*DATASET EXCERPT*
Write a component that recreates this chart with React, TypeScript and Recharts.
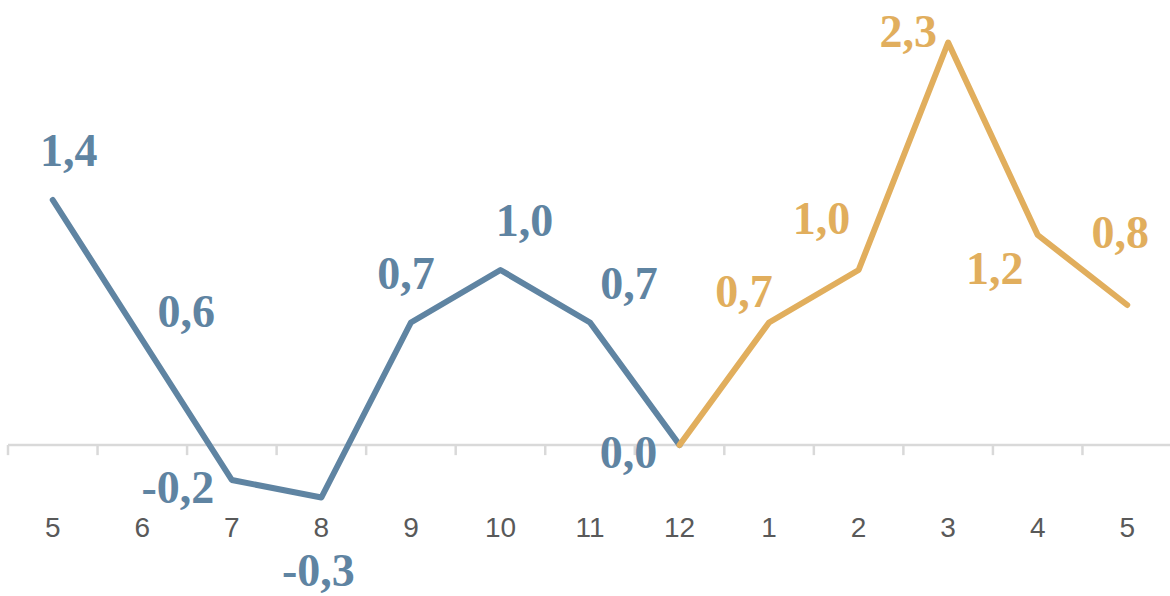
import React from 'react';
import { LineChart, Line, XAxis, YAxis, ReferenceLine, LabelList } from 'recharts';

const MONTHS = ['5', '6', '7', '8', '9', '10', '11', '12', '1', '2', '3', '4', '5'];
const SERIES_A = [1.4, 0.6, -0.2, -0.3, 0.7, 1.0, 0.7, 0.0, null, null, null, null, null];
const SERIES_B = [null, null, null, null, null, null, null, 0.0, 0.7, 1.0, 2.3, 1.2, 0.8];

// label offsets (pixels) relative to each point
const LABEL_OFFSETS_A: [number, number][] = [
  [16, -50], [44, -29], [-54, 7], [-3, 73], [-5, -49], [24, -50], [39, -39], [-51, 7],
];
const LABEL_OFFSETS_B: [number, number][] = [
  [0, 0], [0, 0], [0, 0], [0, 0], [0, 0], [0, 0], [0, 0], [0, 0],
  [-25, -31], [-37, -52], [-40, -11], [-43, 33], [-7, -73],
];

const BLUE = '#5F84A2';
const ORANGE = '#E1AE5D';

const data = MONTHS.map((m, i) => ({ i, m, a: SERIES_A[i], b: SERIES_B[i] }));
const boundaries = MONTHS.map((_, i) => i - 0.5).concat([MONTHS.length - 0.5]);

const fmt = (v: number) => v.toFixed(1).replace('.', ',');

const makeLabel = (offsets: [number, number][], color: string, skip: number[]) => (props: any) => {
  const { x, y, value, index } = props;
  if (value === null || value === undefined || skip.includes(index)) return null;
  const off = offsets[index] || [0, 0];
  return (
    <text
      x={x + off[0]}
      y={y + off[1]}
      textAnchor="middle"
      dominantBaseline="central"
      fill={color}
      fontFamily="'Liberation Serif', serif"
      fontWeight="bold"
      fontSize={46}
    >
      {fmt(value)}
    </text>
  );
};

const Tick = (props: any) => {
  const { x, y, payload } = props;
  return (
    <text
      x={x}
      y={y}
      dy={4}
      textAnchor="middle"
      dominantBaseline="central"
      fill="#595959"
      fontFamily="'Liberation Sans', sans-serif"
      fontSize={28}
    >
      {MONTHS[payload.value]}
    </text>
  );
};

export default function App() {
  return (
    <div style={{ position: 'absolute', left: 0, top: 0, background: '#fff' }}>
      <LineChart
        width={1172}
        height={596}
        data={data}
        margin={{ top: 7.5, right: 0, bottom: 51, left: 8 }}
      >
        <XAxis
          dataKey="i"
          type="number"
          domain={[-0.5, 12.5]}
          ticks={MONTHS.map((_, i) => i)}
          axisLine={false}
          tickLine={false}
          height={30}
          tick={<Tick />}
          interval={0}
        />
        <YAxis hide domain={[-0.4, 2.5]} />
        <ReferenceLine y={0} stroke="#D9D9D9" strokeWidth={2.5} />
        {boundaries.map((b) => (
          <ReferenceLine
            key={b}
            segment={[{ x: b, y: 0 }, { x: b, y: -0.058 }]}
            stroke="#D9D9D9"
            strokeWidth={2.5}
          />
        ))}
        <Line
          dataKey="a"
          stroke={BLUE}
          strokeWidth={6}
          dot={false}
          isAnimationActive={false}
          strokeLinecap="round"
          strokeLinejoin="round"
        >
          <LabelList dataKey="a" content={makeLabel(LABEL_OFFSETS_A, BLUE, [])} />
        </Line>
        <Line
          dataKey="b"
          stroke={ORANGE}
          strokeWidth={6}
          dot={false}
          isAnimationActive={false}
          strokeLinecap="round"
          strokeLinejoin="round"
        >
          <LabelList dataKey="b" content={makeLabel(LABEL_OFFSETS_B, ORANGE, [7])} />
        </Line>
      </LineChart>
    </div>
  );
}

*EXERCISE*
Repeat the data exactly in full, omitting its pictures.

*RESPONSE*
Write a component that recreates this chart with React, TypeScript and Recharts.
import React from 'react';
import { LineChart, Line, XAxis, YAxis, ReferenceLine, LabelList } from 'recharts';

const MONTHS = ['5', '6', '7', '8', '9', '10', '11', '12', '1', '2', '3', '4', '5'];
const SERIES_A = [1.4, 0.6, -0.2, -0.3, 0.7, 1.0, 0.7, 0.0, null, null, null, null, null];
const SERIES_B = [null, null, null, null, null, null, null, 0.0, 0.7, 1.0, 2.3, 1.2, 0.8];

// label offsets (pixels) relative to each point
const LABEL_OFFSETS_A: [number, number][] = [
  [16, -50], [44, -29], [-54, 7], [-3, 73], [-5, -49], [24, -50], [39, -39], [-51, 7],
];
const LABEL_OFFSETS_B: [number, number][] = [
  [0, 0], [0, 0], [0, 0], [0, 0], [0, 0], [0, 0], [0, 0], [0, 0],
  [-25, -31], [-37, -52], [-40, -11], [-43, 33], [-7, -73],
];

const BLUE = '#5F84A2';
const ORANGE = '#E1AE5D';

const data = MONTHS.map((m, i) => ({ i, m, a: SERIES_A[i], b: SERIES_B[i] }));
const boundaries = MONTHS.map((_, i) => i - 0.5).concat([MONTHS.length - 0.5]);

const fmt = (v: number) => v.toFixed(1).replace('.', ',');

const makeLabel = (offsets: [number, number][], color: string, skip: number[]) => (props: any) => {
  const { x, y, value, index } = props;
  if (value === null || value === undefined || skip.includes(index)) return null;
  const off = offsets[index] || [0, 0];
  return (
    <text
      x={x + off[0]}
      y={y + off[1]}
      textAnchor="middle"
      dominantBaseline="central"
      fill={color}
      fontFamily="'Liberation Serif', serif"
      fontWeight="bold"
      fontSize={46}
    >
      {fmt(value)}
    </text>
  );
};

const Tick = (props: any) => {
  const { x, y, payload } = props;
  return (
    <text
      x={x}
      y={y}
      dy={4}
      textAnchor="middle"
      dominantBaseline="central"
      fill="#595959"
      fontFamily="'Liberation Sans', sans-serif"
      fontSize={28}
    >
      {MONTHS[payload.value]}
    </text>
  );
};

export default function App() {
  return (
    <div style={{ position: 'absolute', left: 0, top: 0, background: '#fff' }}>
      <LineChart
        width={1172}
        height={596}
        data={data}
        margin={{ top: 7.5, right: 0, bottom: 51, left: 8 }}
      >
        <XAxis
          dataKey="i"
          type="number"
          domain={[-0.5, 12.5]}
          ticks={MONTHS.map((_, i) => i)}
          axisLine={false}
          tickLine={false}
          height={30}
          tick={<Tick />}
          interval={0}
        />
        <YAxis hide domain={[-0.4, 2.5]} />
        <ReferenceLine y={0} stroke="#D9D9D9" strokeWidth={2.5} />
        {boundaries.map((b) => (
          <ReferenceLine
            key={b}
            segment={[{ x: b, y: 0 }, { x: b, y: -0.058 }]}
            stroke="#D9D9D9"
            strokeWidth={2.5}
          />
        ))}
        <Line
          dataKey="a"
          stroke={BLUE}
          strokeWidth={6}
          dot={false}
          isAnimationActive={false}
          strokeLinecap="round"
          strokeLinejoin="round"
        >
          <LabelList dataKey="a" content={makeLabel(LABEL_OFFSETS_A, BLUE, [])} />
        </Line>
        <Line
          dataKey="b"
          stroke={ORANGE}
          strokeWidth={6}
          dot={false}
          isAnimationActive={false}
          strokeLinecap="round"
          strokeLinejoin="round"
        >
          <LabelList dataKey="b" content={makeLabel(LABEL_OFFSETS_B, ORANGE, [7])} />
        </Line>
      </LineChart>
    </div>
  );
}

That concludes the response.